In the end, Pallito said he was willing to consider returning Probation and Parole to a permanent spot in Middlebury. Officials said those options could include appealing to the owners of the Carbro Building for a reduced rent; locating the office in the courthouse, where it could function essentially rent-free; or finding another suitable spot.
The state currently has an 18-month lease for its other offices in the Carbro Building. Guy Norwood, property management specialist with the Vermont Department of Buildings & General Services (BGS), said the state has some “air quality” concerns about the Carbro Building space and therefore is reluctant to make a long-term commitment. Norwood also said BGS is negotiating with the developers of Middlebury South Village off Court Street for the possibility of eventually relocating to a building that would be erected in that planned unit development.

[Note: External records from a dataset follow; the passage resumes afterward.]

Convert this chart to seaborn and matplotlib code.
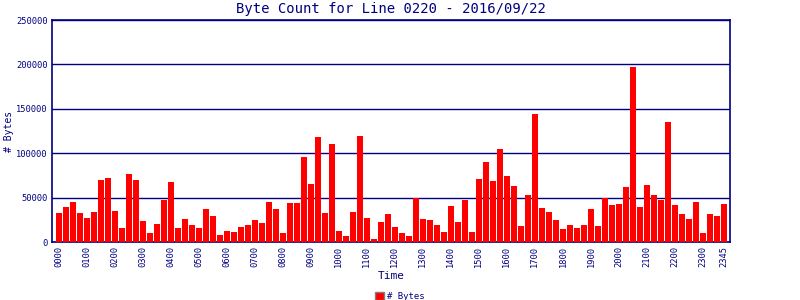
import matplotlib
matplotlib.use("Agg")
import matplotlib.pyplot as plt
from matplotlib.patches import Patch
import seaborn as sns
import pandas as pd

times = [f"{h:02d}{m:02d}" for h in range(24) for m in (0, 15, 30, 45)]
byte_counts = [
    32900, 39700, 45300, 32900, 27300, 34000, 70000, 72300, 35100, 16100,
    76800, 70000, 23900, 10500, 20600, 47600, 67700, 16100, 25400, 18700,
    16100, 37400, 29600, 8200, 12700, 11600, 17200, 19300, 25000, 21700,
    45300, 37400, 10500, 44200, 44200, 95900, 65500, 118400, 32900, 110500,
    12700, 7100, 34100, 119500, 27300, 3700, 22800, 31800, 17200, 10500,
    7100, 49000, 26200, 25000, 19300, 11600, 40400, 22800, 47600, 11600,
    71100, 90200, 68900, 104800, 74400, 63300, 18200, 53100, 144200, 38500,
    34100, 25000, 14900, 19300, 16100, 19300, 37400, 18200, 49800, 41900,
    43000, 62100, 197000, 39700, 64400, 53100, 47600, 135100, 41900, 31800,
    26200, 45300, 10500, 31800, 29600, 43000,
]
tick_labels = ["0000", "0100", "0200", "0300", "0400", "0500", "0600", "0700",
               "0800", "0900", "1000", "1100", "1200", "1300", "1400", "1500",
               "1600", "1700", "1800", "1900", "2000", "2100", "2200", "2300",
               "2345"]
y_ticks = [0, 50000, 100000, 150000, 200000, 250000]

navy = "#000080"
df = pd.DataFrame({"Time": times, "Bytes": byte_counts})

sns.set_style("white")
plt.rcParams["font.family"] = ["DejaVu Sans Mono", "DejaVu Sans"]

fig = plt.figure(figsize=(8, 3), dpi=100)
ax = fig.add_axes([0.065, 0.1933, 0.8475, 0.74])

sns.barplot(data=df, x="Time", y="Bytes", color="#FF0000", saturation=1,
            width=0.86, ax=ax, linewidth=0, errorbar=None, zorder=3)

ax.set_xlim(-0.95, 95.85)
ax.set_ylim(0, 250000)
ax.set_yticks(y_ticks)
ax.set_yticklabels([str(v) for v in y_ticks], fontsize=6.3, color=navy)
pos = [times.index(t) for t in tick_labels]
ax.set_xticks(pos)
ax.set_xticklabels(tick_labels, rotation=90, fontsize=6.3, color=navy)
ax.tick_params(axis="both", length=0, pad=3)
ax.yaxis.grid(True, color=navy, linewidth=1.0, zorder=0)
ax.xaxis.grid(False)
for s in ax.spines.values():
    s.set_color(navy)
    s.set_linewidth(1.2)
    s.set_visible(True)

ax.set_title("Byte Count for Line 0220 - 2016/09/22", color=navy, fontsize=10, pad=5)
ax.set_xlabel("Time", color=navy, fontsize=8, labelpad=3)
ax.set_ylabel("# Bytes", color=navy, fontsize=7, labelpad=2)

handle = Patch(facecolor="#FF0000", edgecolor="gray", linewidth=1, label="# Bytes")
leg = fig.legend(handles=[handle], loc="lower center", bbox_to_anchor=(0.5, -0.03),
                 frameon=False, fontsize=6.5, handlelength=1.0, handleheight=0.9,
                 handletextpad=0.3)
for t in leg.get_texts():
    t.set_color(navy)

fig.savefig("out.png", dpi=100)
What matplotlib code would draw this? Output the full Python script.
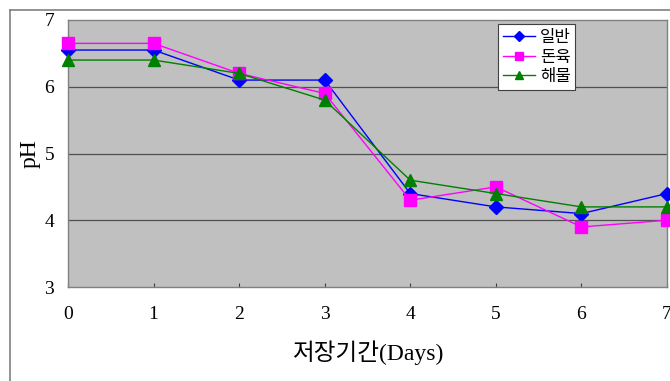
import matplotlib
matplotlib.use("Agg")
import matplotlib.pyplot as plt
from matplotlib.lines import Line2D

days = [0, 1, 2, 3, 4, 5, 6, 7]
series_names = ["일반", "돈육", "해물"]
ph_normal = [6.55, 6.55, 6.1, 6.1, 4.4, 4.2, 4.1, 4.4]
ph_pork = [6.65, 6.65, 6.2, 5.9, 4.3, 4.5, 3.9, 4.0]
ph_seafood = [6.4, 6.4, 6.2, 5.8, 4.6, 4.4, 4.2, 4.2]
yticks = [3, 4, 5, 6, 7]

fams = ['Liberation Serif', 'Noto Sans CJK KR', 'DejaVu Sans']
plt.rcParams['font.family'] = fams

fig = plt.figure(figsize=(6.7, 3.81), dpi=100)
ax = fig.add_axes([68/670, 1-287/381, 599/670, 267/381])
ax.set_facecolor('#C0C0C0')

styles = [
    (ph_normal, '#0000FF', 'D', 7),
    (ph_pork, '#FF00FF', 's', 8),
    (ph_seafood, '#008000', '^', 8.5),
]
for (vals, c, m, ms), name in zip(styles, series_names):
    ax.plot(days, vals, color=c, marker=m, markersize=ms, linewidth=1.0,
            label=name, clip_on=False, zorder=3)

ax.set_xlim(0, 7)
ax.set_ylim(3, 7)
ax.set_xticks(days)
ax.set_yticks(yticks)
for y in [4, 5, 6]:
    ax.axhline(y, color='#505050', linewidth=0.9, zorder=1)
for s in ax.spines.values():
    s.set_color('#808080')
    s.set_linewidth(1.0)
ax.tick_params(axis='x', direction='in', length=3, color='#404040', labelsize=14, pad=14)
ax.tick_params(axis='y', length=0, labelsize=14, pad=10)

ax.set_xlabel('저장기간(Days)', fontsize=17, labelpad=12)
ax.set_ylabel('pH', fontsize=17, labelpad=3)

leg = ax.legend(loc='upper left', bbox_to_anchor=(0.718, 0.985), borderaxespad=0,
                frameon=True, fancybox=False, framealpha=1, edgecolor='#404040',
                handlelength=1.9, handletextpad=0.3, borderpad=0.3, markerscale=0.7,
                labelspacing=0.15, prop={'family': ['Noto Sans CJK KR'], 'size': 12})
leg.get_frame().set_linewidth(0.8)

# outer frame
fig.add_artist(Line2D([10/670, 10/670], [0, 1-10/381], color='#808080', linewidth=1.2))
fig.add_artist(Line2D([10/670, 1], [1-10/381, 1-10/381], color='#808080', linewidth=1.2))

fig.savefig('out.png', dpi=100)
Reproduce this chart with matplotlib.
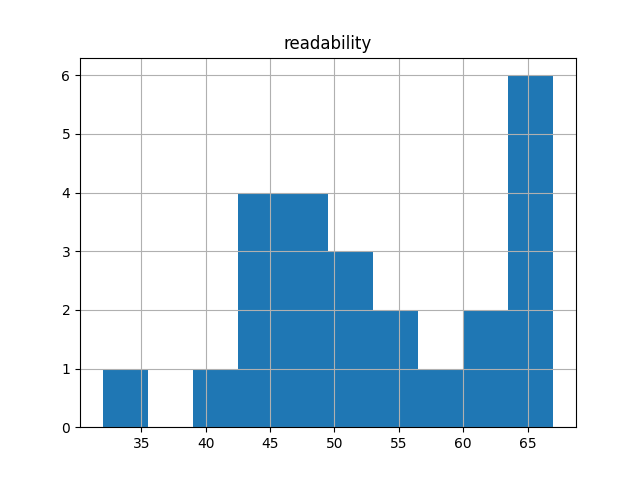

While there is unused space in the lower level of the county courthouse, officials acknowledged the state would need to invest some money in bringing it up to office standards.
“It’s available space, but not optimal space,” Courthouse Manager Chip Epperson said.
Investing renovation money — which would have to be OK’d by the BGS, and not corrections officials — could be a tough sell during this tough budget year, according to Pallito.
“Let’s face it, we went through this exercise because of money,” Pallito said, “so spending more money up-front, I’m not sure that’s going to work.”
State and local officials promised to work together to try and locate a new Middlebury home for Probation and Parole as soon as possible.
“We have never thought about making this county the ‘stepchild,’” Kotkin said.